Dataset content:
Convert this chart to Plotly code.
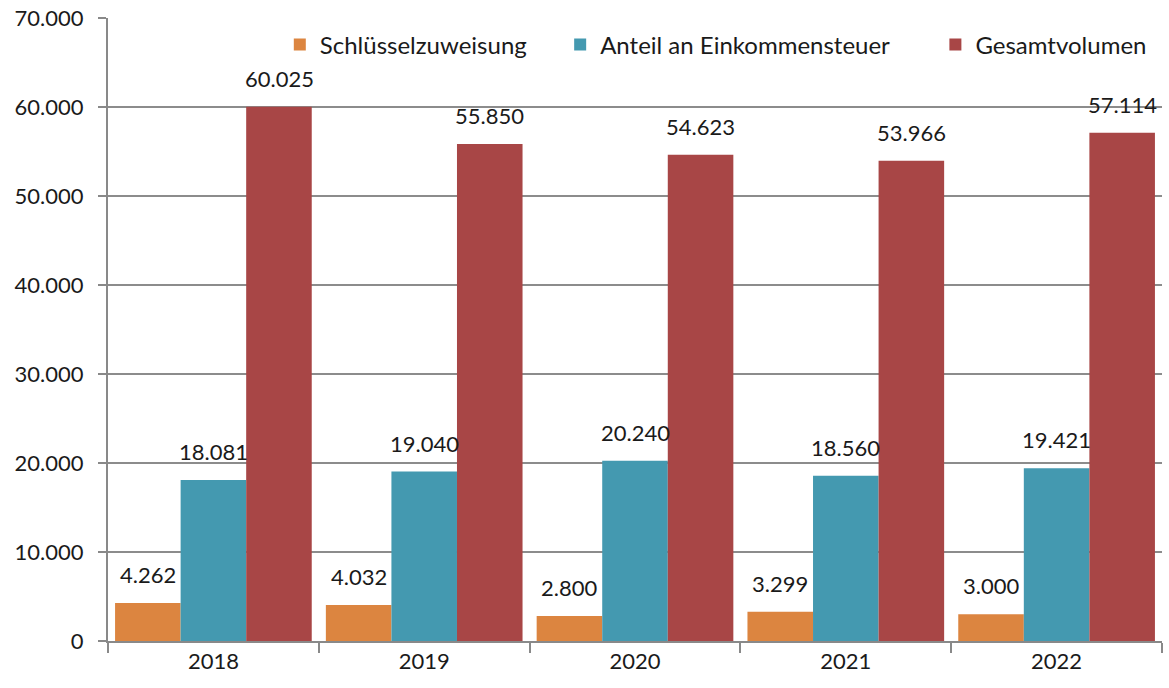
import plotly.graph_objects as go

# Daten
jahre = ["2018", "2019", "2020", "2021", "2022"]
schluesselzuweisung = [4262, 4032, 2800, 3299, 3000]
anteil_einkommensteuer = [18081, 19040, 20240, 18560, 19421]
gesamtvolumen = [60025, 55850, 54623, 53966, 57114]

serien = [
    ("Schlüsselzuweisung", schluesselzuweisung, "#DC8540"),
    ("Anteil an Einkommensteuer", anteil_einkommensteuer, "#4499B0"),
    ("Gesamtvolumen", gesamtvolumen, "#A84646"),
]

schrift = "Lato, 'Open Sans', sans-serif"
fig = go.Figure()

# jede Serie bekommt eine eigene Legende, damit die Abstände wie im Original sind
legenden = ["legend", "legend2", "legend3"]
for (name, werte, farbe), leg in zip(serien, legenden):
    fig.add_trace(go.Bar(
        x=jahre, y=werte, name=name, legend=leg,
        marker=dict(color=farbe, line=dict(width=0)),
    ))

# Datenbeschriftungen etwas über den Balken
balkenbreite = 65.6
for i, (name, werte, farbe) in enumerate(serien):
    for j, wert in enumerate(werte):
        fig.add_annotation(
            x=j, y=wert, text=f"{wert:,}".replace(",", "."),
            showarrow=False, xshift=(i - 1) * balkenbreite, yshift=13,
            yanchor="bottom", font=dict(size=22, color="#1a1a1a", family=schrift),
        )

leg_stil = dict(orientation="h", xanchor="left", y=0.993, yanchor="top",
                font=dict(size=24), bgcolor="rgba(0,0,0,0)")

fig.update_layout(
    width=1169, height=688,
    margin=dict(l=108, r=7, t=18, b=47),
    paper_bgcolor="white", plot_bgcolor="white",
    barmode="group", bargap=0.067, bargroupgap=0,
    separators=",.",
    font=dict(family=schrift, size=22, color="#1a1a1a"),
    showlegend=True,
    legend=dict(x=0.163, **leg_stil),
    legend2=dict(x=0.429, **leg_stil),
    legend3=dict(x=0.785, **leg_stil),
)

fig.update_xaxes(
    type="category", range=[-0.5, len(jahre) - 0.5], showgrid=False,
    showline=True, linecolor="#898989", linewidth=2, automargin=False,
    ticks="outside", tickson="boundaries", ticklen=10, tickcolor="#898989", tickwidth=2,
    tickfont=dict(size=22),
)
fig.update_yaxes(
    range=[0, 70000], dtick=10000, tickformat=",",
    showgrid=True, gridcolor="#8c8c8c", gridwidth=1.5,
    showline=True, linecolor="#898989", linewidth=2, automargin=False,
    ticks="outside", ticklen=8, tickcolor="#898989", tickwidth=2,
    ticklabelstandoff=10, ticklabeloverflow="allow",
    tickfont=dict(size=22), zeroline=False,
)

# Standard-Seitenrand des Browsers entfernen, Modebar ausblenden
fig.write_html("out.html", config={"displayModeBar": False},
               post_script="document.body.style.margin='0';")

Task statement:
Repeat the material above in full and exactly, apart from the pictures.

Correct response:
Convert this chart to Plotly code.
import plotly.graph_objects as go

# Daten
jahre = ["2018", "2019", "2020", "2021", "2022"]
schluesselzuweisung = [4262, 4032, 2800, 3299, 3000]
anteil_einkommensteuer = [18081, 19040, 20240, 18560, 19421]
gesamtvolumen = [60025, 55850, 54623, 53966, 57114]

serien = [
    ("Schlüsselzuweisung", schluesselzuweisung, "#DC8540"),
    ("Anteil an Einkommensteuer", anteil_einkommensteuer, "#4499B0"),
    ("Gesamtvolumen", gesamtvolumen, "#A84646"),
]

schrift = "Lato, 'Open Sans', sans-serif"
fig = go.Figure()

# jede Serie bekommt eine eigene Legende, damit die Abstände wie im Original sind
legenden = ["legend", "legend2", "legend3"]
for (name, werte, farbe), leg in zip(serien, legenden):
    fig.add_trace(go.Bar(
        x=jahre, y=werte, name=name, legend=leg,
        marker=dict(color=farbe, line=dict(width=0)),
    ))

# Datenbeschriftungen etwas über den Balken
balkenbreite = 65.6
for i, (name, werte, farbe) in enumerate(serien):
    for j, wert in enumerate(werte):
        fig.add_annotation(
            x=j, y=wert, text=f"{wert:,}".replace(",", "."),
            showarrow=False, xshift=(i - 1) * balkenbreite, yshift=13,
            yanchor="bottom", font=dict(size=22, color="#1a1a1a", family=schrift),
        )

leg_stil = dict(orientation="h", xanchor="left", y=0.993, yanchor="top",
                font=dict(size=24), bgcolor="rgba(0,0,0,0)")

fig.update_layout(
    width=1169, height=688,
    margin=dict(l=108, r=7, t=18, b=47),
    paper_bgcolor="white", plot_bgcolor="white",
    barmode="group", bargap=0.067, bargroupgap=0,
    separators=",.",
    font=dict(family=schrift, size=22, color="#1a1a1a"),
    showlegend=True,
    legend=dict(x=0.163, **leg_stil),
    legend2=dict(x=0.429, **leg_stil),
    legend3=dict(x=0.785, **leg_stil),
)

fig.update_xaxes(
    type="category", range=[-0.5, len(jahre) - 0.5], showgrid=False,
    showline=True, linecolor="#898989", linewidth=2, automargin=False,
    ticks="outside", tickson="boundaries", ticklen=10, tickcolor="#898989", tickwidth=2,
    tickfont=dict(size=22),
)
fig.update_yaxes(
    range=[0, 70000], dtick=10000, tickformat=",",
    showgrid=True, gridcolor="#8c8c8c", gridwidth=1.5,
    showline=True, linecolor="#898989", linewidth=2, automargin=False,
    ticks="outside", ticklen=8, tickcolor="#898989", tickwidth=2,
    ticklabelstandoff=10, ticklabeloverflow="allow",
    tickfont=dict(size=22), zeroline=False,
)

# Standard-Seitenrand des Browsers entfernen, Modebar ausblenden
fig.write_html("out.html", config={"displayModeBar": False},
               post_script="document.body.style.margin='0';")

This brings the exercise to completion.